**What you should do:**
In the lines below, output everything from the first line through the line containing "<b>46%</b>, and ...</div>" exactly as it is. Pictures are not part of the output.
* begin Material provided *
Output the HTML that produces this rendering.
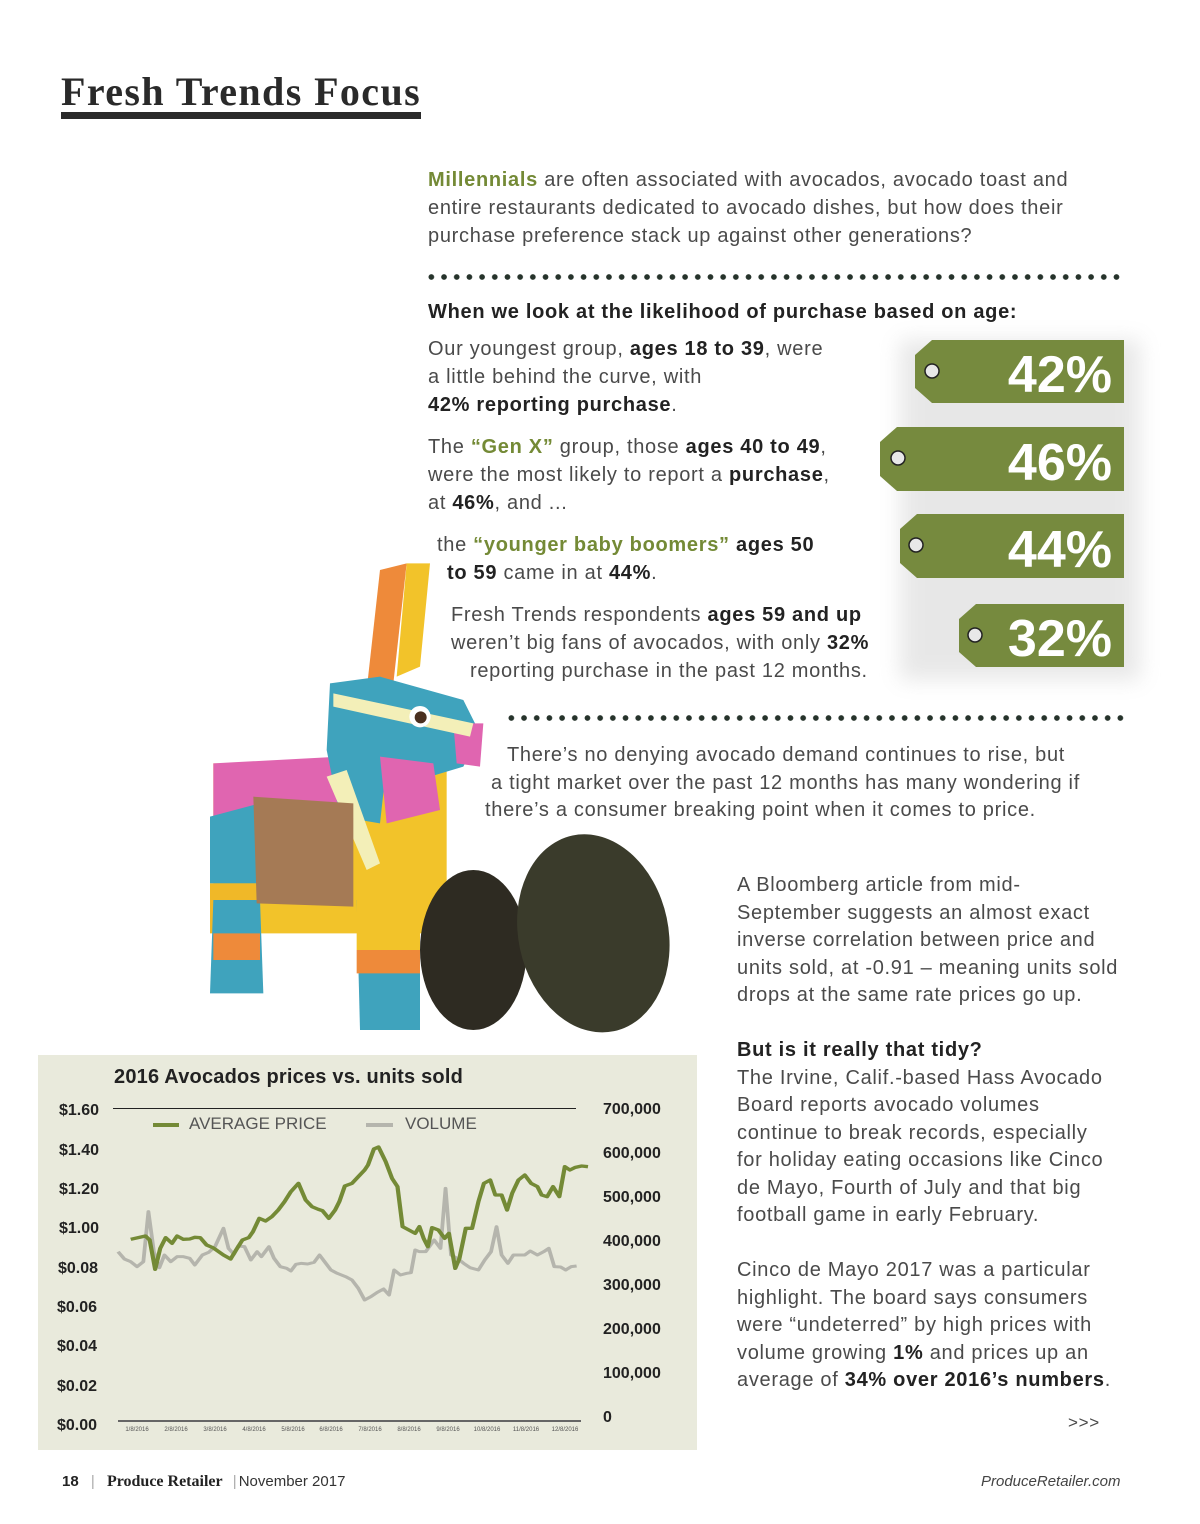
<!DOCTYPE html>
<html><head><meta charset="utf-8">
<style>
body{margin:0;background:#fff;}
#p{position:relative;width:1200px;height:1524px;overflow:hidden;background:#fff;font-family:"Liberation Sans",sans-serif;}
.l{position:absolute;white-space:nowrap;font-size:20px;color:#4a4a4a;line-height:24px;letter-spacing:0.7px;}
.l b{color:#222;}
.g{color:#748a36;font-weight:bold;}
.dots{position:absolute;height:6px;background-image:radial-gradient(circle,#26332b 2.6px,transparent 3px);background-size:12.7px 6px;background-repeat:repeat-x;}
.c{position:absolute;white-space:nowrap;font-family:"Liberation Sans",sans-serif;color:#222;}
.yl{font-weight:bold;font-size:16px;line-height:20px;}
.dt{font-size:6px;color:#555;line-height:8px;transform:translateX(-50%);}
</style></head><body><div id="p">

<div style="position:absolute;left:61px;top:68px;font-family:'Liberation Serif',serif;font-weight:bold;font-size:40px;color:#2a2a2a;line-height:48px;letter-spacing:1.4px;">Fresh Trends Focus</div>
<div style="position:absolute;left:61px;top:112px;width:360px;height:7px;background:#2a2a2a;"></div>

<div class="l" style="left:428px;top:168px"><span class="g">Millennials</span> are often associated with avocados, avocado toast and</div>
<div class="l" style="left:428px;top:196px">entire restaurants dedicated to avocado dishes, but how does their</div>
<div class="l" style="left:428px;top:224px">purchase preference stack up against other generations?</div>

<div class="dots" style="left:425px;top:274px;width:700px"></div>

<div class="l" style="left:428px;top:300px;font-weight:bold;color:#222">When we look at the likelihood of purchase based on age:</div>

<div class="l" style="left:428px;top:337px">Our youngest group, <b>ages 18 to 39</b>, were</div>
<div class="l" style="left:428px;top:365px">a little behind the curve, with</div>
<div class="l" style="left:428px;top:393px"><b>42% reporting purchase</b>.</div>

<div class="l" style="left:428px;top:435px">The <span class="g">“Gen X”</span> group, those <b>ages 40 to 49</b>,</div>
<div class="l" style="left:428px;top:463px">were the most likely to report a <b>purchase</b>,</div>
<div class="l" style="left:428px;top:491px">at <b>46%</b>, and ...</div>

<div class="l" style="left:437px;top:533px">the <span class="g">“younger baby boomers”</span> <b>ages 50</b></div>
<div class="l" style="left:447px;top:561px"><b>to 59</b> came in at <b>44%</b>.</div>

<div class="l" style="left:451px;top:603px">Fresh Trends respondents <b>ages 59 and up</b></div>
<div class="l" style="left:451px;top:631px">weren’t big fans of avocados, with only <b>32%</b></div>
<div class="l" style="left:470px;top:659px">reporting purchase in the past 12 months.</div>

<!-- tags -->
<svg style="position:absolute;left:0;top:0" width="1200" height="700">
<defs><filter id="sh" x="-20%" y="-40%" width="140%" height="180%"><feGaussianBlur stdDeviation="10"/></filter></defs>
<rect x="900" y="340" width="240" height="340" fill="#ccc" filter="url(#sh)" opacity="0.45"/>
<g fill="#768a3e">
<polygon points="932,340 1124,340 1124,403 932,403 915,388 915,355"/>
<polygon points="897,427 1124,427 1124,491 897,491 880,476 880,442"/>
<polygon points="917,514 1124,514 1124,578 917,578 900,563 900,529"/>
<polygon points="976,604 1124,604 1124,667 976,667 959,652 959,619"/>
</g>
<g fill="#e8e8e8" stroke="#222" stroke-width="1.5">
<circle cx="932" cy="371" r="7"/><circle cx="898" cy="458" r="7"/><circle cx="916" cy="545" r="7"/><circle cx="975" cy="635" r="7"/>
</g>
<g fill="#fff" font-family="Liberation Sans,sans-serif" font-weight="bold" font-size="52" text-anchor="end">
<text x="1112" y="392">42%</text><text x="1112" y="480">46%</text><text x="1112" y="567">44%</text><text x="1112" y="656">32%</text>
</g>
</svg>

<!-- pinata & avocados -->
<svg style="position:absolute;left:180px;top:550px" width="500" height="490" viewBox="0 0 1500 1470">
<polygon points="100,640 800,640 800,1150 100,1150" fill="#f2c32a"/>
<polygon points="100,640 480,620 480,760 100,800" fill="#e065b0"/>
<polygon points="90,800 240,760 240,1000 90,1000" fill="#3fa3bd"/>
<polygon points="90,1000 240,1000 240,1150 90,1150" fill="#f0b828"/>
<polygon points="100,1050 240,1050 250,1330 90,1330" fill="#3fa3bd"/>
<polygon points="100,1150 240,1150 240,1230 100,1230" fill="#ee8a3a"/>
<polygon points="530,1050 720,1050 720,1440 540,1440" fill="#3fa3bd"/>
<polygon points="530,1050 720,1050 720,1200 530,1200" fill="#f2c32a"/>
<polygon points="530,1200 720,1200 720,1270 530,1270" fill="#ee8a3a"/>
<polygon points="600,60 680,40 640,400 560,420" fill="#ee8a3a"/>
<polygon points="680,40 750,40 720,350 650,380" fill="#f2c32a"/>
<polygon points="450,400 600,380 850,450 900,550 850,650 750,680 620,640 600,820 480,800 440,600" fill="#3fa3bd"/>
<polygon points="600,620 760,640 780,780 620,820" fill="#e065b0"/>
<polygon points="820,520 910,520 900,650 830,640" fill="#e065b0"/>
<polygon points="460,430 880,520 870,560 460,470" fill="#f3efb8"/>
<polygon points="440,680 500,660 600,940 560,960" fill="#f3efb8"/>
<polygon points="220,740 520,760 520,1070 230,1060" fill="#a57a55"/>
<circle cx="720" cy="500" r="32" fill="#fff"/><circle cx="722" cy="502" r="18" fill="#4a3020"/>
<ellipse cx="880" cy="1200" rx="160" ry="240" fill="#2e2b22"/>
<ellipse cx="1240" cy="1150" rx="225" ry="300" transform="rotate(-12 1240 1150)" fill="#3a3b2b"/>
</svg>

<div class="dots" style="left:505px;top:715px;width:620px"></div>

<div class="l" style="left:507px;top:743px">There’s no denying avocado demand continues to rise, but</div>
<div class="l" style="left:491px;top:771px">a tight market over the past 12 months has many wondering if</div>
<div class="l" style="left:485px;top:798px">there’s a consumer breaking point when it comes to price.</div>

<div class="l" style="left:737px;top:873px">A Bloomberg article from mid-</div>
<div class="l" style="left:737px;top:901px">September suggests an almost exact</div>
<div class="l" style="left:737px;top:928px">inverse correlation between price and</div>
<div class="l" style="left:737px;top:956px">units sold, at -0.91 – meaning units sold</div>
<div class="l" style="left:737px;top:983px">drops at the same rate prices go up.</div>

<div class="l" style="left:737px;top:1038px;font-weight:bold;color:#222">But is it really that tidy?</div>
<div class="l" style="left:737px;top:1066px">The Irvine, Calif.-based Hass Avocado</div>
<div class="l" style="left:737px;top:1093px">Board reports avocado volumes</div>
<div class="l" style="left:737px;top:1121px">continue to break records, especially</div>
<div class="l" style="left:737px;top:1148px">for holiday eating occasions like Cinco</div>
<div class="l" style="left:737px;top:1176px">de Mayo, Fourth of July and that big</div>
<div class="l" style="left:737px;top:1203px">football game in early February.</div>

<div class="l" style="left:737px;top:1258px">Cinco de Mayo 2017 was a particular</div>
<div class="l" style="left:737px;top:1286px">highlight. The board says consumers</div>
<div class="l" style="left:737px;top:1313px">were “undeterred” by high prices with</div>
<div class="l" style="left:737px;top:1341px">volume growing <b>1%</b> and prices up an</div>
<div class="l" style="left:737px;top:1368px">average of <b>34% over 2016’s numbers</b>.</div>
<div class="l" style="left:1068px;top:1411px;font-size:17px">&gt;&gt;&gt;</div>

<!-- chart -->
<div style="position:absolute;left:38px;top:1055px;width:659px;height:395px;background:#e9eadc"></div>
<div class="c" style="left:114px;top:1064px;font-weight:bold;font-size:20px;line-height:26px;letter-spacing:0.2px">2016 Avocados prices vs. units sold</div>
<div style="position:absolute;left:113px;top:1108px;width:463px;height:1px;background:#222"></div>
<div style="position:absolute;left:118px;top:1420px;width:463px;height:2px;background:#666"></div>
<div class="c yl" style="left:59px;top:1101px">$1.60</div>
<div class="c yl" style="left:59px;top:1141px">$1.40</div>
<div class="c yl" style="left:59px;top:1180px">$1.20</div>
<div class="c yl" style="left:59px;top:1219px">$1.00</div>
<div class="c yl" style="left:58px;top:1259px">$0.08</div>
<div class="c yl" style="left:57px;top:1298px">$0.06</div>
<div class="c yl" style="left:57px;top:1337px">$0.04</div>
<div class="c yl" style="left:57px;top:1377px">$0.02</div>
<div class="c yl" style="left:57px;top:1416px">$0.00</div>
<div class="c yl" style="left:603px;top:1100px">700,000</div>
<div class="c yl" style="left:603px;top:1144px">600,000</div>
<div class="c yl" style="left:603px;top:1188px">500,000</div>
<div class="c yl" style="left:603px;top:1232px">400,000</div>
<div class="c yl" style="left:603px;top:1276px">300,000</div>
<div class="c yl" style="left:603px;top:1320px">200,000</div>
<div class="c yl" style="left:603px;top:1364px">100,000</div>
<div class="c yl" style="left:603px;top:1408px">0</div>
<div class="c dt" style="left:137px;top:1426px">1/8/2016</div>
<div class="c dt" style="left:176px;top:1426px">2/8/2016</div>
<div class="c dt" style="left:215px;top:1426px">3/8/2016</div>
<div class="c dt" style="left:254px;top:1426px">4/8/2016</div>
<div class="c dt" style="left:293px;top:1426px">5/8/2016</div>
<div class="c dt" style="left:331px;top:1426px">6/8/2016</div>
<div class="c dt" style="left:370px;top:1426px">7/8/2016</div>
<div class="c dt" style="left:409px;top:1426px">8/8/2016</div>
<div class="c dt" style="left:448px;top:1426px">9/8/2016</div>
<div class="c dt" style="left:487px;top:1426px">10/8/2016</div>
<div class="c dt" style="left:526px;top:1426px">11/8/2016</div>
<div class="c dt" style="left:565px;top:1426px">12/8/2016</div>
<div style="position:absolute;left:153px;top:1123px;width:26px;height:4px;background:#748a36"></div>
<div class="c" style="left:189px;top:1113px;font-size:17px;color:#555;line-height:22px">AVERAGE PRICE</div>
<div style="position:absolute;left:366px;top:1123px;width:27px;height:4px;background:#b5b5ad"></div>
<div class="c" style="left:405px;top:1113px;font-size:17px;color:#555;line-height:22px">VOLUME</div>
<svg style="position:absolute;left:38px;top:1055px" width="660" height="400" viewBox="0 0 1566 1200" preserveAspectRatio="none">
<polyline fill="none" stroke="#b5b5ad" stroke-width="9" stroke-linejoin="round" points="190,590 205,612 220,620 235,635 250,620 262,470 275,590 288,638 300,600 315,620 330,605 345,605 360,610 372,630 390,600 405,592 420,575 440,520 452,580 465,598 475,573 490,575 505,615 520,590 530,605 548,575 560,610 575,635 590,640 600,648 612,628 625,625 640,627 655,622 668,600 680,620 695,645 710,655 730,665 745,675 760,700 775,735 790,725 805,712 820,702 833,720 845,645 860,660 875,655 885,653 895,585 905,590 920,590 940,555 955,580 967,400 980,600 995,610 1010,625 1025,638 1045,645 1060,615 1075,590 1088,515 1100,600 1115,625 1128,600 1140,600 1155,600 1168,588 1185,600 1200,590 1212,580 1225,635 1240,636 1252,645 1265,635 1278,633"/>
<polyline fill="none" stroke="#748a36" stroke-width="10" stroke-linejoin="round" points="220,553 255,543 265,555 278,643 290,580 303,548 318,565 330,543 345,553 360,552 372,547 385,548 400,570 415,578 440,600 457,612 470,585 485,555 500,548 510,530 525,490 540,498 555,485 570,465 585,440 600,410 618,385 635,435 650,455 665,463 675,467 690,490 705,465 715,440 728,393 745,385 760,365 775,345 783,330 797,282 808,276 825,320 840,370 853,395 865,515 880,525 895,535 905,515 915,550 925,575 935,518 950,525 965,550 975,535 990,640 1000,610 1015,520 1030,520 1045,440 1058,385 1073,375 1085,420 1100,420 1113,465 1125,415 1140,375 1155,360 1170,385 1185,395 1195,420 1208,425 1222,395 1237,425 1250,335 1262,345 1275,337 1290,333 1305,335"/>
</svg>

<!-- footer -->
<div class="l" style="left:62px;top:1470px;font-size:15px;color:#333;letter-spacing:0"><b>18</b> <span style="color:#aaa;margin:0 8px">|</span> <span style="font-family:'Liberation Serif',serif;font-weight:bold;font-size:16px;color:#222">Produce Retailer</span> <span style="color:#aaa;margin:0 2px 0 6px">|</span>November 2017</div>
<div class="l" style="left:981px;top:1470px;font-size:15px;font-style:italic;color:#444;letter-spacing:0">ProduceRetailer.com</div>

</div></body></html>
* end Material provided *
**Response to the exercise:**
Output the HTML that produces this rendering.
<!DOCTYPE html>
<html><head><meta charset="utf-8">
<style>
body{margin:0;background:#fff;}
#p{position:relative;width:1200px;height:1524px;overflow:hidden;background:#fff;font-family:"Liberation Sans",sans-serif;}
.l{position:absolute;white-space:nowrap;font-size:20px;color:#4a4a4a;line-height:24px;letter-spacing:0.7px;}
.l b{color:#222;}
.g{color:#748a36;font-weight:bold;}
.dots{position:absolute;height:6px;background-image:radial-gradient(circle,#26332b 2.6px,transparent 3px);background-size:12.7px 6px;background-repeat:repeat-x;}
.c{position:absolute;white-space:nowrap;font-family:"Liberation Sans",sans-serif;color:#222;}
.yl{font-weight:bold;font-size:16px;line-height:20px;}
.dt{font-size:6px;color:#555;line-height:8px;transform:translateX(-50%);}
</style></head><body><div id="p">

<div style="position:absolute;left:61px;top:68px;font-family:'Liberation Serif',serif;font-weight:bold;font-size:40px;color:#2a2a2a;line-height:48px;letter-spacing:1.4px;">Fresh Trends Focus</div>
<div style="position:absolute;left:61px;top:112px;width:360px;height:7px;background:#2a2a2a;"></div>

<div class="l" style="left:428px;top:168px"><span class="g">Millennials</span> are often associated with avocados, avocado toast and</div>
<div class="l" style="left:428px;top:196px">entire restaurants dedicated to avocado dishes, but how does their</div>
<div class="l" style="left:428px;top:224px">purchase preference stack up against other generations?</div>

<div class="dots" style="left:425px;top:274px;width:700px"></div>

<div class="l" style="left:428px;top:300px;font-weight:bold;color:#222">When we look at the likelihood of purchase based on age:</div>

<div class="l" style="left:428px;top:337px">Our youngest group, <b>ages 18 to 39</b>, were</div>
<div class="l" style="left:428px;top:365px">a little behind the curve, with</div>
<div class="l" style="left:428px;top:393px"><b>42% reporting purchase</b>.</div>

<div class="l" style="left:428px;top:435px">The <span class="g">“Gen X”</span> group, those <b>ages 40 to 49</b>,</div>
<div class="l" style="left:428px;top:463px">were the most likely to report a <b>purchase</b>,</div>
<div class="l" style="left:428px;top:491px">at <b>46%</b>, and ...</div>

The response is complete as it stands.